* START *
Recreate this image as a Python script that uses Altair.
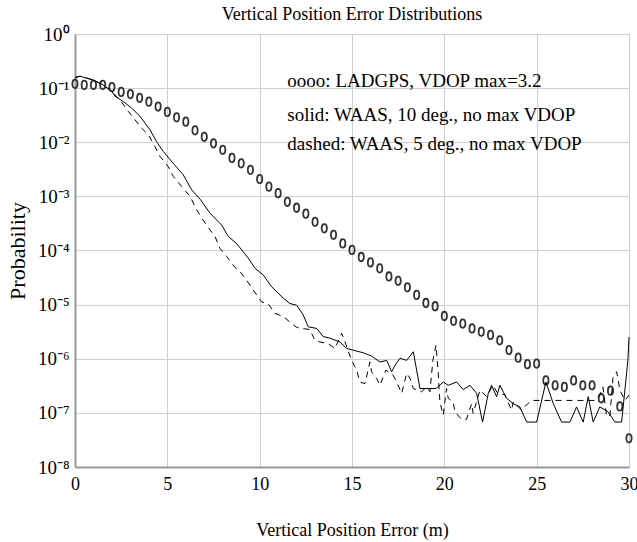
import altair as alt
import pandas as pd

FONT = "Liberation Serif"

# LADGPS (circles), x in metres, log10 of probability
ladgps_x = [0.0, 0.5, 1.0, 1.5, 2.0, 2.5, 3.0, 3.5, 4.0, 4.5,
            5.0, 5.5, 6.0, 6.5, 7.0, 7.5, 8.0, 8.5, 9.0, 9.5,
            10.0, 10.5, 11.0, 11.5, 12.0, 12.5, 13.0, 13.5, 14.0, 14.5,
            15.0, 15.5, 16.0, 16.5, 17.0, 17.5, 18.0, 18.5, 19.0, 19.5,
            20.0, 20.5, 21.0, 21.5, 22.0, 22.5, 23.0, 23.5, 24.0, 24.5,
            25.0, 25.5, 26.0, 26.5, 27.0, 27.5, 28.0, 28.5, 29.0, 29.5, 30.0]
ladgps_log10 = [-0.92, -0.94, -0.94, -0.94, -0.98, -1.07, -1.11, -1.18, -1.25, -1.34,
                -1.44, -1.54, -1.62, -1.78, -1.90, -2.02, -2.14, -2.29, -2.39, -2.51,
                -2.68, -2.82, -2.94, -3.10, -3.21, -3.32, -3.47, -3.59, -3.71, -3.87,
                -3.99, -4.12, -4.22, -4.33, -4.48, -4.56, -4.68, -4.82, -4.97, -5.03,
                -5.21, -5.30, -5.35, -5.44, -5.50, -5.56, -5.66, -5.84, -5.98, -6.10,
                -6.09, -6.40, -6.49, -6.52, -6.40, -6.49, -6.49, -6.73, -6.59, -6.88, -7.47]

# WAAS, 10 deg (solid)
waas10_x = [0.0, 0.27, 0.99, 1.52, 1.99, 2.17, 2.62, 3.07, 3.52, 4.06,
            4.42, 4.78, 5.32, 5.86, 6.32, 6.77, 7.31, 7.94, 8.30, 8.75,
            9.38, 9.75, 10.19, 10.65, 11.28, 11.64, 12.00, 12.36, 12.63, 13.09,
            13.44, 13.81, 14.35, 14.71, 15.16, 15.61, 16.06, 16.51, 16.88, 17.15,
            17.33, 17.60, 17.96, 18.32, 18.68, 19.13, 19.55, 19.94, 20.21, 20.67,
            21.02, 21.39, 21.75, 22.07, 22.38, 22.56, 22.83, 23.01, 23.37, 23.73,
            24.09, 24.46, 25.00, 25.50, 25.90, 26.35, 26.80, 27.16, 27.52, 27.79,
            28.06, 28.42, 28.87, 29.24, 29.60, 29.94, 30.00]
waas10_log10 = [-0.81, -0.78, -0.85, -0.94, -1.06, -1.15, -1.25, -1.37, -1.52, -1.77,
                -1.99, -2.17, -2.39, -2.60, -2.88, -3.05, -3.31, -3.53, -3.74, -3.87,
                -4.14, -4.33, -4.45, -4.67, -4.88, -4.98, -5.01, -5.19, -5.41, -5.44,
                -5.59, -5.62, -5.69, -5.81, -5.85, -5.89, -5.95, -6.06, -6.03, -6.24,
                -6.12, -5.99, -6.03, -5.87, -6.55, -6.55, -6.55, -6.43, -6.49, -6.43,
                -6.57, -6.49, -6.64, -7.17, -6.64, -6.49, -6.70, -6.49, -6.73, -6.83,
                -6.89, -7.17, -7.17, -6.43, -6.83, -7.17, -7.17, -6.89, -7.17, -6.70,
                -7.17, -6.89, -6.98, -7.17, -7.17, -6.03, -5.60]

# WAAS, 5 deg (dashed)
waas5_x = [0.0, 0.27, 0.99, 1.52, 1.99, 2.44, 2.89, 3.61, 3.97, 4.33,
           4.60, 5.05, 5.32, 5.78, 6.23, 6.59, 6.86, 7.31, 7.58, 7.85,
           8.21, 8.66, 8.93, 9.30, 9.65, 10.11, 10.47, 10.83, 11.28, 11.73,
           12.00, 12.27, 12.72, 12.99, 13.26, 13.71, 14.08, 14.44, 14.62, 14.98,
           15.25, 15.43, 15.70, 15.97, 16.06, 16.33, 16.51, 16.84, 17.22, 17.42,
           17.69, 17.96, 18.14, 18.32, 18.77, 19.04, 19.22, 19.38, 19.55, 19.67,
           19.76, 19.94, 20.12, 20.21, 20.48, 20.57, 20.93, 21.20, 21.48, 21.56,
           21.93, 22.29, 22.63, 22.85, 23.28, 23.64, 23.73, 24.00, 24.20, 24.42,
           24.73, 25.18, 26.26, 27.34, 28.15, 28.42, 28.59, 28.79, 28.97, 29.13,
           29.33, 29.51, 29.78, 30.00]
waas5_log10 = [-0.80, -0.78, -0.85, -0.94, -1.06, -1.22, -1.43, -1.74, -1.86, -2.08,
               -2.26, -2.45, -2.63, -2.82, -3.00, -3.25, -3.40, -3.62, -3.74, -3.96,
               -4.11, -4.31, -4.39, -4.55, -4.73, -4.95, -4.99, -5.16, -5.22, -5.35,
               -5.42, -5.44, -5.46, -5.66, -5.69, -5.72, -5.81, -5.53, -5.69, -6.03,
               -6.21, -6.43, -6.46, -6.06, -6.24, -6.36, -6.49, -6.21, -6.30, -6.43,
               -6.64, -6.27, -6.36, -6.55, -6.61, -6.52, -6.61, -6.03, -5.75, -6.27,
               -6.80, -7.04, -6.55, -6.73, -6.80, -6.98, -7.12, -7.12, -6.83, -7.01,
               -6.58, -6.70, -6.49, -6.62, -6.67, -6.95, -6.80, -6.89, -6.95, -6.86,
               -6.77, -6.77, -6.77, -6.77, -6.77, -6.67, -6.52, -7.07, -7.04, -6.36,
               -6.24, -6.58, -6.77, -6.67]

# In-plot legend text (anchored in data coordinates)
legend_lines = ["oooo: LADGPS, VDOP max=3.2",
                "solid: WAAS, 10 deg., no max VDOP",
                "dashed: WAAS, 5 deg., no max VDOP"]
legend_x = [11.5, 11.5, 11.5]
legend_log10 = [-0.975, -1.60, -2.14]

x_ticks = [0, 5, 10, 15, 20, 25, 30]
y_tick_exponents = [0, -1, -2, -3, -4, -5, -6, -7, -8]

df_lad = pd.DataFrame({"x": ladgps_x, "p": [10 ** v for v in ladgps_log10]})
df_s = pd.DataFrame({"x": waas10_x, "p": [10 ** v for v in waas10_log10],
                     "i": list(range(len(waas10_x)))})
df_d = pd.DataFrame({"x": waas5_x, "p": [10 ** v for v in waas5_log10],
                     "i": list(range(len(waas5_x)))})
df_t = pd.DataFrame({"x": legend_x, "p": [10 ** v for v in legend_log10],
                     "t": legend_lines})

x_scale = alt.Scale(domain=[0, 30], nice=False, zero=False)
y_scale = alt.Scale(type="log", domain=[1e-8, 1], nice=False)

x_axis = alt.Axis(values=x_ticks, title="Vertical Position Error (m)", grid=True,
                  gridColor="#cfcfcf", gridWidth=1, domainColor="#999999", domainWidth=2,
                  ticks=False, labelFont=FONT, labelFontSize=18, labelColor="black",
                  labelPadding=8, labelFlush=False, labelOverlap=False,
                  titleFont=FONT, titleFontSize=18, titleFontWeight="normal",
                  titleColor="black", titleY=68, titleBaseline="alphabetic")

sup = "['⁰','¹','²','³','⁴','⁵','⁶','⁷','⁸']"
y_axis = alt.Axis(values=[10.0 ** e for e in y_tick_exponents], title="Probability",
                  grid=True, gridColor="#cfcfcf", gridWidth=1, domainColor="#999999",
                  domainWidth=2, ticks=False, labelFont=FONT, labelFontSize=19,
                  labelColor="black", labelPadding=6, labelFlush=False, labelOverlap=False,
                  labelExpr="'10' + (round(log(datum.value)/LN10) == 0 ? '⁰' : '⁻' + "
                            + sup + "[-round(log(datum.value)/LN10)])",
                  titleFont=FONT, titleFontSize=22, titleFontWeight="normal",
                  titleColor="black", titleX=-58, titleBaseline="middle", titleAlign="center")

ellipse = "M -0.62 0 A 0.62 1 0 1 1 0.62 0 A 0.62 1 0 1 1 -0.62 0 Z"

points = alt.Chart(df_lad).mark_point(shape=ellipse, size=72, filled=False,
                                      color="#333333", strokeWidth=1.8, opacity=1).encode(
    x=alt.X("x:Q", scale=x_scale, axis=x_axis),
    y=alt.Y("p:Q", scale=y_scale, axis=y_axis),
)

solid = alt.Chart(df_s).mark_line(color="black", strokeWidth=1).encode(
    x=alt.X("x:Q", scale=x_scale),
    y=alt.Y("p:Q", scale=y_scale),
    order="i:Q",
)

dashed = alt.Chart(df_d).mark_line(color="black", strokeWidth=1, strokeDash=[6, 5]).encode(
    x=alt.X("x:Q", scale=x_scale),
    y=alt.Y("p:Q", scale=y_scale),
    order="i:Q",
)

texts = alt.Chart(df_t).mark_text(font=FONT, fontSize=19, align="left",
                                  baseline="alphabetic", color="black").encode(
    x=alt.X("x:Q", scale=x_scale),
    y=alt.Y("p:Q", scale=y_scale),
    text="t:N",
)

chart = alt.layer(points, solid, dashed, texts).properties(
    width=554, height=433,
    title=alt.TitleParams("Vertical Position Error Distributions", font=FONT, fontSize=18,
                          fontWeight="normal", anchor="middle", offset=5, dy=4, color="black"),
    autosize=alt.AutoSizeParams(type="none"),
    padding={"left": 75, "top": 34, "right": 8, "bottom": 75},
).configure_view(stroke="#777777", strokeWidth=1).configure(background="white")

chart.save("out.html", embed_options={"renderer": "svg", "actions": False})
* END *
Reproduce the material above exactly, first line through the line that contains "-6.59, -6.88, -7.47]", minus the pictures.

Recreate this image as a Python script that uses Altair.
import altair as alt
import pandas as pd

FONT = "Liberation Serif"

# LADGPS (circles), x in metres, log10 of probability
ladgps_x = [0.0, 0.5, 1.0, 1.5, 2.0, 2.5, 3.0, 3.5, 4.0, 4.5,
            5.0, 5.5, 6.0, 6.5, 7.0, 7.5, 8.0, 8.5, 9.0, 9.5,
            10.0, 10.5, 11.0, 11.5, 12.0, 12.5, 13.0, 13.5, 14.0, 14.5,
            15.0, 15.5, 16.0, 16.5, 17.0, 17.5, 18.0, 18.5, 19.0, 19.5,
            20.0, 20.5, 21.0, 21.5, 22.0, 22.5, 23.0, 23.5, 24.0, 24.5,
            25.0, 25.5, 26.0, 26.5, 27.0, 27.5, 28.0, 28.5, 29.0, 29.5, 30.0]
ladgps_log10 = [-0.92, -0.94, -0.94, -0.94, -0.98, -1.07, -1.11, -1.18, -1.25, -1.34,
                -1.44, -1.54, -1.62, -1.78, -1.90, -2.02, -2.14, -2.29, -2.39, -2.51,
                -2.68, -2.82, -2.94, -3.10, -3.21, -3.32, -3.47, -3.59, -3.71, -3.87,
                -3.99, -4.12, -4.22, -4.33, -4.48, -4.56, -4.68, -4.82, -4.97, -5.03,
                -5.21, -5.30, -5.35, -5.44, -5.50, -5.56, -5.66, -5.84, -5.98, -6.10,
                -6.09, -6.40, -6.49, -6.52, -6.40, -6.49, -6.49, -6.73, -6.59, -6.88, -7.47]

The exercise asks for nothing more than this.